> **CHALLENGE**: Transcribe every line from the top down to the line with "0.965, 0.965, 0.965];", both ends included, but not the pictures.

> **GIVEN DATA**:
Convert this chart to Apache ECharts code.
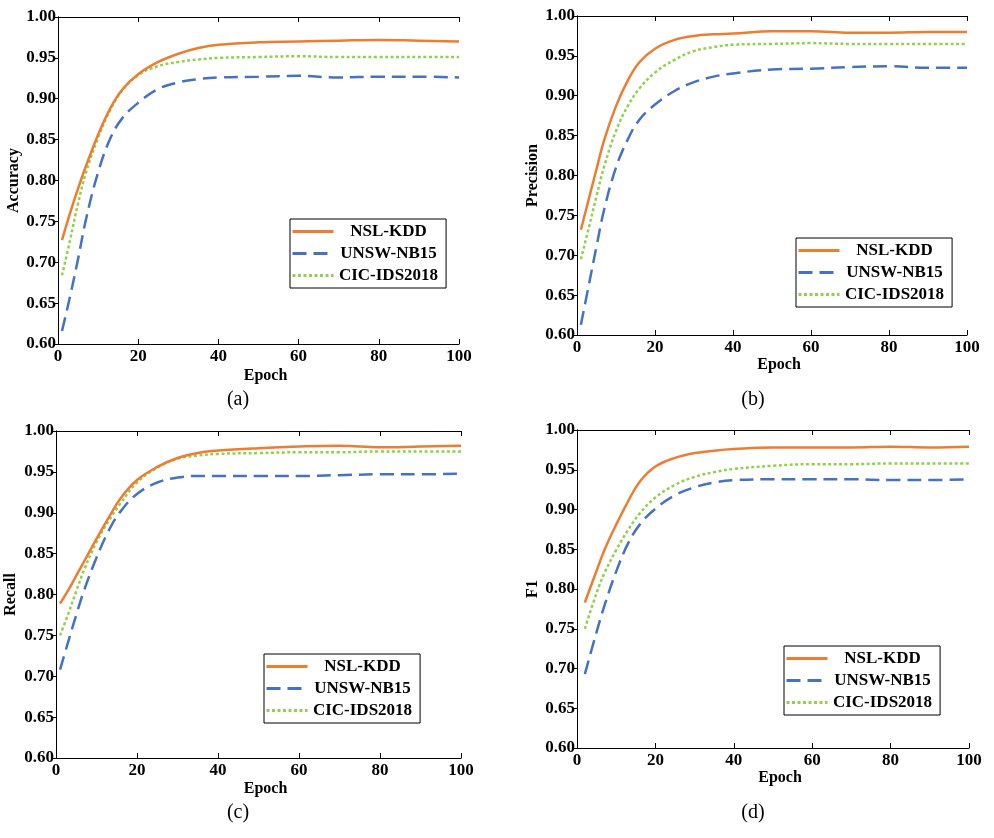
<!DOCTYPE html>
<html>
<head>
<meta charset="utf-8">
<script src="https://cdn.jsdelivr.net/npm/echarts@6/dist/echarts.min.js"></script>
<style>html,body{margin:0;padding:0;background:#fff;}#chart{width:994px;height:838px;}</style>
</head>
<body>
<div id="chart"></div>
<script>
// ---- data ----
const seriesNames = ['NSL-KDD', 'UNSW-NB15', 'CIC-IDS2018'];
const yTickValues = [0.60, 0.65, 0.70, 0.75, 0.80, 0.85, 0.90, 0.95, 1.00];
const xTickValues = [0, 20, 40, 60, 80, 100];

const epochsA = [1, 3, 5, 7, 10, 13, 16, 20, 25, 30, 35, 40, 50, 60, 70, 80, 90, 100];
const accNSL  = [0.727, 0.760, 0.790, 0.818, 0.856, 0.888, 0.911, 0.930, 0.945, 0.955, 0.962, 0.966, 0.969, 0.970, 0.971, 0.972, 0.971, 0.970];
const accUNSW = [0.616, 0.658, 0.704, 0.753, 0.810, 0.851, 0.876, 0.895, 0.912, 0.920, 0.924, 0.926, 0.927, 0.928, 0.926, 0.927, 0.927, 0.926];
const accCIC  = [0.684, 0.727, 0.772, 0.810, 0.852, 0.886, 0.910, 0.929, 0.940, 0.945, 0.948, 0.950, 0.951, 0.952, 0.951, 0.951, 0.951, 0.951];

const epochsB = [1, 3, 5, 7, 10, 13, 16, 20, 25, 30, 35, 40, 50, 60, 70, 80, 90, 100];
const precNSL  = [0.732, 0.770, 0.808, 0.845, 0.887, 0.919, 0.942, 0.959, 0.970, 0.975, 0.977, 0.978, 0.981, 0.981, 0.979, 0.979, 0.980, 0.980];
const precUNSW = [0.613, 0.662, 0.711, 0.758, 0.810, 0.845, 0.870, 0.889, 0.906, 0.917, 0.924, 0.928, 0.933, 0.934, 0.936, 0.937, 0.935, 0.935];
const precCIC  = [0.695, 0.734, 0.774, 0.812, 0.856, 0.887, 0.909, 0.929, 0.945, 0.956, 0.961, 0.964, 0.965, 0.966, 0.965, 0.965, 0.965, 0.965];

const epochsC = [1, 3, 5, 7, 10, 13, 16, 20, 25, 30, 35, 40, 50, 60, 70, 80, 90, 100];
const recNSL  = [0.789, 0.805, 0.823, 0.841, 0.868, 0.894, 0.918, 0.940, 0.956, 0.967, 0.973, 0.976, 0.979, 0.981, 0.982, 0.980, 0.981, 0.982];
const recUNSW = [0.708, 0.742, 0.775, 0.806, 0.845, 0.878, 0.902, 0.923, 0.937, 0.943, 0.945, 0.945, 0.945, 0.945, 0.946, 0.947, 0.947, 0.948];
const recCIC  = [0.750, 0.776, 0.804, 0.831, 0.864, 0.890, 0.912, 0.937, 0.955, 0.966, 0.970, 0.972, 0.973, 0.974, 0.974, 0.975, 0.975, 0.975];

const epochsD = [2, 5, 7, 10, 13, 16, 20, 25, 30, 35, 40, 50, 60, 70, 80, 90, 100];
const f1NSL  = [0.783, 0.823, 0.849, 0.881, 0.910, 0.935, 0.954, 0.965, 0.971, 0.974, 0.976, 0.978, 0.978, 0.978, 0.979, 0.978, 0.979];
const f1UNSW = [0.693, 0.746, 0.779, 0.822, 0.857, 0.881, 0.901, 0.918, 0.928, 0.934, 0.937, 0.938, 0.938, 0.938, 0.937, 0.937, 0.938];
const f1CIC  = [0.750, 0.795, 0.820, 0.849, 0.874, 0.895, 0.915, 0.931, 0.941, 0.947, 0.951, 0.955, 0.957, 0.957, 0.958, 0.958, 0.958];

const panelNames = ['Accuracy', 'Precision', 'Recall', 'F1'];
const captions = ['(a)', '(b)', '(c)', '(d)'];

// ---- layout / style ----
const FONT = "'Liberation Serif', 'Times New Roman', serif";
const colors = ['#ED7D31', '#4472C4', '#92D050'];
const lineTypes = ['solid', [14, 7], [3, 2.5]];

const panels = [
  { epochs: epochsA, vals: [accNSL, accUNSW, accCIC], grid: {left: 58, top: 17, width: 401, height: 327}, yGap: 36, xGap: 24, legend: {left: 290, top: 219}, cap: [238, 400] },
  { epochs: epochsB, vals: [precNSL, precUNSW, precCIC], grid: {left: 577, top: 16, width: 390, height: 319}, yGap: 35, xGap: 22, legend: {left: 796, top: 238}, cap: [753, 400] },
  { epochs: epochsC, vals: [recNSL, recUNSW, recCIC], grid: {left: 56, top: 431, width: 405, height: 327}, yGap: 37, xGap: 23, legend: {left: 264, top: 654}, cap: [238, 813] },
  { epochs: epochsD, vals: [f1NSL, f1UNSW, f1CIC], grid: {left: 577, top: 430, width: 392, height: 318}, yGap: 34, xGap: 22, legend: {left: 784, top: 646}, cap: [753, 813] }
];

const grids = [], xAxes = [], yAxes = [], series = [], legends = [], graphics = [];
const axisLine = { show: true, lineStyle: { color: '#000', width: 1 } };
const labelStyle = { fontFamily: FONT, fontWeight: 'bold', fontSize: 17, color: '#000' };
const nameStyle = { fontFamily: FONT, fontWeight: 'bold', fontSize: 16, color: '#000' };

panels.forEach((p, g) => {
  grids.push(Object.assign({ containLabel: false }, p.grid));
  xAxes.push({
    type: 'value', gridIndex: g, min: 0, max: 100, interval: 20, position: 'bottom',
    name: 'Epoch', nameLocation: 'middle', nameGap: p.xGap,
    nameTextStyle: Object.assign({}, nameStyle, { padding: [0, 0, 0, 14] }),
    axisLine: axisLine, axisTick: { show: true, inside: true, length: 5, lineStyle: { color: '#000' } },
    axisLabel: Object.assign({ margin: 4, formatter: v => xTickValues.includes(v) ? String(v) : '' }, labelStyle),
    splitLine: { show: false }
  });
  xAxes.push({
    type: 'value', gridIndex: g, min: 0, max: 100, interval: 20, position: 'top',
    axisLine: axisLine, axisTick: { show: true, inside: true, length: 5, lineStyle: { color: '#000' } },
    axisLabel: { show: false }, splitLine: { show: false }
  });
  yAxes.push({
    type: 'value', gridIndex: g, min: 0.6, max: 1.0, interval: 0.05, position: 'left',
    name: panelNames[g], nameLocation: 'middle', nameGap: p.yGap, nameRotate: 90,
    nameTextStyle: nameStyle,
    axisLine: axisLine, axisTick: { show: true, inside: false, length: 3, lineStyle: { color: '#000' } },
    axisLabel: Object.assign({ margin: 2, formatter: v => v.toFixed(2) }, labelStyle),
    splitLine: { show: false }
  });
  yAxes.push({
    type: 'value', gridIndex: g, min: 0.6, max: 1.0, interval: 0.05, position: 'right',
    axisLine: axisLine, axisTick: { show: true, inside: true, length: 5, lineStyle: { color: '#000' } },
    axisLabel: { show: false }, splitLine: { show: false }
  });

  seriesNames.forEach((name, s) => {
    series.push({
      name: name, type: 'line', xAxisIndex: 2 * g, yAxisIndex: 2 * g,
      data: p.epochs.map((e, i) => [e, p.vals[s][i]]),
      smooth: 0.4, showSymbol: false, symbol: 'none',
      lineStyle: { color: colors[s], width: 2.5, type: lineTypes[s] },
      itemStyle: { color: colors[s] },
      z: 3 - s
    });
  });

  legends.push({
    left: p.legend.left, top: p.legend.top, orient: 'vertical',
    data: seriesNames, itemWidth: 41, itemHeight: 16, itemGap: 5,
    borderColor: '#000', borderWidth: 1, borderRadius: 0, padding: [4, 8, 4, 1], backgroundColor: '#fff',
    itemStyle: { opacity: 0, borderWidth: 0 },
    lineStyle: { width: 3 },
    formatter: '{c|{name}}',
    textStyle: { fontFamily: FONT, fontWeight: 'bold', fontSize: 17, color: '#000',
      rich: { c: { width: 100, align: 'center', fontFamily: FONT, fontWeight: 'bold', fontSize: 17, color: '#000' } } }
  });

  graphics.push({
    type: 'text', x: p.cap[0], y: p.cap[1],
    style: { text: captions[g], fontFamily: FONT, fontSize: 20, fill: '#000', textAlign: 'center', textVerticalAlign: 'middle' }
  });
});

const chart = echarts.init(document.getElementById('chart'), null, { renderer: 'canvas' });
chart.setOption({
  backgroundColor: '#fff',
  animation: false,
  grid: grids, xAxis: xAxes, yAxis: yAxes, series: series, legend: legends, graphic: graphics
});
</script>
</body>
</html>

> **RESULT BELOW**:
Convert this chart to Apache ECharts code.
<!DOCTYPE html>
<html>
<head>
<meta charset="utf-8">
<script src="https://cdn.jsdelivr.net/npm/echarts@6/dist/echarts.min.js"></script>
<style>html,body{margin:0;padding:0;background:#fff;}#chart{width:994px;height:838px;}</style>
</head>
<body>
<div id="chart"></div>
<script>
// ---- data ----
const seriesNames = ['NSL-KDD', 'UNSW-NB15', 'CIC-IDS2018'];
const yTickValues = [0.60, 0.65, 0.70, 0.75, 0.80, 0.85, 0.90, 0.95, 1.00];
const xTickValues = [0, 20, 40, 60, 80, 100];

const epochsA = [1, 3, 5, 7, 10, 13, 16, 20, 25, 30, 35, 40, 50, 60, 70, 80, 90, 100];
const accNSL  = [0.727, 0.760, 0.790, 0.818, 0.856, 0.888, 0.911, 0.930, 0.945, 0.955, 0.962, 0.966, 0.969, 0.970, 0.971, 0.972, 0.971, 0.970];
const accUNSW = [0.616, 0.658, 0.704, 0.753, 0.810, 0.851, 0.876, 0.895, 0.912, 0.920, 0.924, 0.926, 0.927, 0.928, 0.926, 0.927, 0.927, 0.926];
const accCIC  = [0.684, 0.727, 0.772, 0.810, 0.852, 0.886, 0.910, 0.929, 0.940, 0.945, 0.948, 0.950, 0.951, 0.952, 0.951, 0.951, 0.951, 0.951];

const epochsB = [1, 3, 5, 7, 10, 13, 16, 20, 25, 30, 35, 40, 50, 60, 70, 80, 90, 100];
const precNSL  = [0.732, 0.770, 0.808, 0.845, 0.887, 0.919, 0.942, 0.959, 0.970, 0.975, 0.977, 0.978, 0.981, 0.981, 0.979, 0.979, 0.980, 0.980];
const precUNSW = [0.613, 0.662, 0.711, 0.758, 0.810, 0.845, 0.870, 0.889, 0.906, 0.917, 0.924, 0.928, 0.933, 0.934, 0.936, 0.937, 0.935, 0.935];
const precCIC  = [0.695, 0.734, 0.774, 0.812, 0.856, 0.887, 0.909, 0.929, 0.945, 0.956, 0.961, 0.964, 0.965, 0.966, 0.965, 0.965, 0.965, 0.965];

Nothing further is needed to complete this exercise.